§ **Work to complete**:
Skipping all pictures, set down the lines of the listing from the first through the one with "plt.rcParams['axes.unicode_minus'] = False".

>> BEGIN

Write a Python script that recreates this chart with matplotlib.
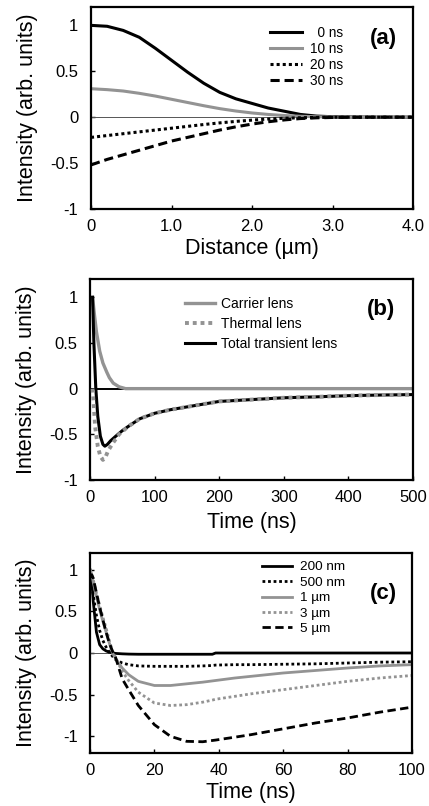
import numpy as np
import matplotlib
matplotlib.use('Agg')
import matplotlib.pyplot as plt

plt.rcParams['font.family'] = ['Liberation Sans', 'DejaVu Sans']
plt.rcParams['axes.unicode_minus'] = False

# region panel (a) data
distance = [0, 0.2, 0.4, 0.6, 0.8, 1.0, 1.2, 1.4, 1.6, 1.8, 2.0, 2.2, 2.4, 2.6, 2.8, 3.0, 3.5, 4.0]
a_0ns = [1.0, 0.99, 0.945, 0.87, 0.75, 0.62, 0.49, 0.37, 0.27, 0.20, 0.15, 0.10, 0.065, 0.03, 0.012, 0.005, 0, 0]
a_10ns = [0.31, 0.30, 0.285, 0.26, 0.23, 0.195, 0.16, 0.125, 0.093, 0.067, 0.046, 0.03, 0.018, 0.01, 0.005, 0.002,
          0, 0]
a_20ns = [-0.22, -0.2, -0.18, -0.16, -0.14, -0.12, -0.1, -0.08, -0.062, -0.046, -0.032, -0.02, -0.012,
          -0.006, -0.003, -0.001, 0, 0]
a_30ns = [-0.52, -0.46, -0.41, -0.36, -0.31, -0.26, -0.22, -0.18, -0.14, -0.105, -0.075, -0.05, -0.03,
          -0.015, -0.007, -0.003, 0, 0]
a_labels = ['  0 ns', '10 ns', '20 ns', '30 ns']
a_xticklabels = ['0', '1.0', '2.0', '3.0', '4.0']
# endregion

# region panel (b) data
carrier_t = [4, 7, 10, 15, 20, 26, 30, 36, 45, 55, 100, 200, 300, 400, 500]
carrier = [1.0, 0.8, 0.62, 0.41, 0.28, 0.18, 0.12, 0.06, 0.02, 0.0, 0.0, 0.0, 0.0, 0.0, 0.0]
thermal_t = [4, 6, 8, 12, 16, 20, 24, 28, 35, 45, 60, 77, 100, 125, 150, 200, 250, 300, 350, 400, 450, 500]
thermal = [0.0, -0.2, -0.42, -0.63, -0.74, -0.78, -0.75, -0.68, -0.6, -0.5, -0.41, -0.33, -0.27, -0.23,
           -0.2, -0.14, -0.12, -0.1, -0.09, -0.077, -0.07, -0.065]
total_t = [4, 6, 9, 12, 16, 20, 23, 27, 32, 40, 50, 60, 77, 100, 125, 150, 200, 250, 300, 350, 400, 450, 500]
total = [1.0, 0.5, 0.0, -0.3, -0.52, -0.61, -0.63, -0.61, -0.57, -0.52, -0.46, -0.41, -0.33, -0.27, -0.23,
         -0.2, -0.14, -0.12, -0.1, -0.09, -0.077, -0.07, -0.065]
b_labels = ['Carrier lens', 'Thermal lens', 'Total transient lens']
# endregion

# region panel (c) data
time_c = [0, 0.5, 1, 2, 3, 4, 5, 6, 7, 8, 10, 12, 15, 20, 25, 30, 35, 38, 39, 45, 50, 60, 70, 80, 90, 100]
c_200nm = [1.0, 0.9, 0.62, 0.25, 0.10, 0.05, 0.025, 0.01, 0.0, -0.005, -0.01, -0.013, -0.015, -0.015, -0.015,
           -0.015, -0.015, -0.015, 0.0, 0.0, 0.0, 0.0, 0.0, 0.0, 0.0, 0.0]
c_500nm = [1.0, 0.85, 0.7, 0.45, 0.27, 0.15, 0.07, 0.01, -0.04, -0.08, -0.12, -0.14, -0.155, -0.16, -0.16,
           -0.16, -0.155, -0.15, -0.145, -0.14, -0.14, -0.135, -0.13, -0.12, -0.11, -0.105]
c_1um = [1.0, 0.95, 0.85, 0.68, 0.52, 0.38, 0.25, 0.12, 0.0, -0.07, -0.18, -0.26, -0.34, -0.39, -0.39, -0.37,
         -0.35, -0.335, -0.33, -0.30, -0.28, -0.24, -0.21, -0.18, -0.155, -0.14]
c_3um = [1.0, 0.95, 0.88, 0.72, 0.57, 0.43, 0.30, 0.15, 0.02, -0.06, -0.22, -0.33, -0.47, -0.60, -0.63, -0.62,
         -0.59, -0.565, -0.555, -0.52, -0.49, -0.44, -0.39, -0.34, -0.30, -0.27]
c_5um = [0.9, 0.94, 0.9, 0.72, 0.55, 0.40, 0.25, 0.12, 0.02, -0.06, -0.31, -0.44, -0.63, -0.86, -1.0, -1.06,
         -1.065, -1.05, -1.045, -1.01, -0.98, -0.91, -0.84, -0.78, -0.71, -0.65]
c_labels = ['200 nm', '500 nm', '1 \u00b5m', '3 \u00b5m', '5 \u00b5m']
# endregion

GRAY = '#939393'
DOT = (0, (1, 1))
DASH = (0, (3, 1.6))

W, H = 429, 806
fig = plt.figure(figsize=(W / 100, H / 100), dpi=100)


def px_axes(left, right, top, bottom):
    return fig.add_axes([left / W, 1 - bottom / H, (right - left) / W, (bottom - top) / H])


def style(ax, xlabel, label_gap):
    for s in ax.spines.values():
        s.set_linewidth(1.6)
    ax.tick_params(direction='in', length=3, width=1, labelsize=12, top=False, right=False)
    ax.tick_params(axis='y', pad=9)
    ax.tick_params(axis='x', pad=7)
    ax.set_yticks([-1, -0.5, 0, 0.5, 1])
    ax.set_yticklabels(['-1', '-0.5', '0', '0.5', '1'])
    ax.set_ylabel('Intensity (arb. units)', fontsize=15.5)
    ax.set_xlabel(xlabel, fontsize=15.5, labelpad=label_gap)
    ax.yaxis.set_label_coords(-0.165, 0.5)


def panel_tag(ax, text, x, y):
    ax.text(x, y, text, transform=ax.transAxes, fontsize=16, fontweight='bold', ha='center', va='center')


# (a)
ax = px_axes(91, 413, 7, 209)
ax.axhline(0, color='#555555', lw=0.7)
ax.plot(distance, a_0ns, color='black', lw=2.2, label=a_labels[0])
ax.plot(distance, a_10ns, color=GRAY, lw=2.2, label=a_labels[1])
ax.plot(distance, a_20ns, color='black', lw=2.2, ls=DOT, label=a_labels[2])
ax.plot(distance, a_30ns, color='black', lw=2.2, ls=DASH, label=a_labels[3])
ax.set_xlim(0, 4)
ax.set_ylim(-1, 1.2)
ax.set_xticks([0, 1, 2, 3, 4])
ax.set_xticklabels(a_xticklabels)
style(ax, 'Distance (\u00b5m)', 3)
ax.legend(loc='upper left', bbox_to_anchor=(0.556, 0.905), frameon=False, fontsize=9.8,
          handlelength=2.35, handletextpad=0.6, labelspacing=0.14, borderpad=0, borderaxespad=0)
panel_tag(ax, '(a)', 0.907, 0.845)

# (b)
ax = px_axes(90, 413, 279, 480)
ax.axhline(0, color='black', lw=1.4)
ax.plot(carrier_t, carrier, color=GRAY, lw=2.4, label=b_labels[0])
ax.plot(total_t, total, color='black', lw=2.2, label=b_labels[2], zorder=2)
ax.plot(thermal_t, thermal, color=GRAY, lw=2.8, ls=DOT, label=b_labels[1], zorder=3)
handles, labels = ax.get_legend_handles_labels()
order = [0, 2, 1]
ax.set_xlim(0, 500)
ax.set_ylim(-1, 1.2)
ax.set_xticks([0, 100, 200, 300, 400, 500])
style(ax, 'Time (ns)', 5)
ax.legend([handles[i] for i in order], [labels[i] for i in order], loc='upper left',
          bbox_to_anchor=(0.294, 0.91), frameon=False, fontsize=10,
          handlelength=2.15, handletextpad=0.48, labelspacing=0.43, borderpad=0, borderaxespad=0)
panel_tag(ax, '(b)', 0.90, 0.846)

# (c)
ax = px_axes(90, 412, 553, 753)
ax.axhline(0, color='#555555', lw=0.7)
ax.plot(time_c, c_200nm, color='black', lw=2.0, label=c_labels[0])
ax.plot(time_c, c_500nm, color='black', lw=2.0, ls=DOT, label=c_labels[1])
ax.plot(time_c, c_1um, color=GRAY, lw=2.0, label=c_labels[2])
ax.plot(time_c, c_3um, color=GRAY, lw=2.0, ls=DOT, label=c_labels[3])
ax.plot(time_c, c_5um, color='black', lw=2.0, ls=DASH, label=c_labels[4])
ax.set_xlim(0, 100)
ax.set_ylim(-1.2, 1.2)
ax.set_xticks([0, 20, 40, 60, 80, 100])
style(ax, 'Time (ns)', 3)
ax.legend(loc='upper left', bbox_to_anchor=(0.534, 0.96), frameon=False, fontsize=9.7,
          handlelength=2.2, handletextpad=0.6, labelspacing=0.22, borderpad=0, borderaxespad=0)
panel_tag(ax, '(c)', 0.91, 0.80)

fig.savefig('out.png', dpi=100)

>> END

§ **Response to the task**:
Write a Python script that recreates this chart with matplotlib.
import numpy as np
import matplotlib
matplotlib.use('Agg')
import matplotlib.pyplot as plt

plt.rcParams['font.family'] = ['Liberation Sans', 'DejaVu Sans']
plt.rcParams['axes.unicode_minus'] = False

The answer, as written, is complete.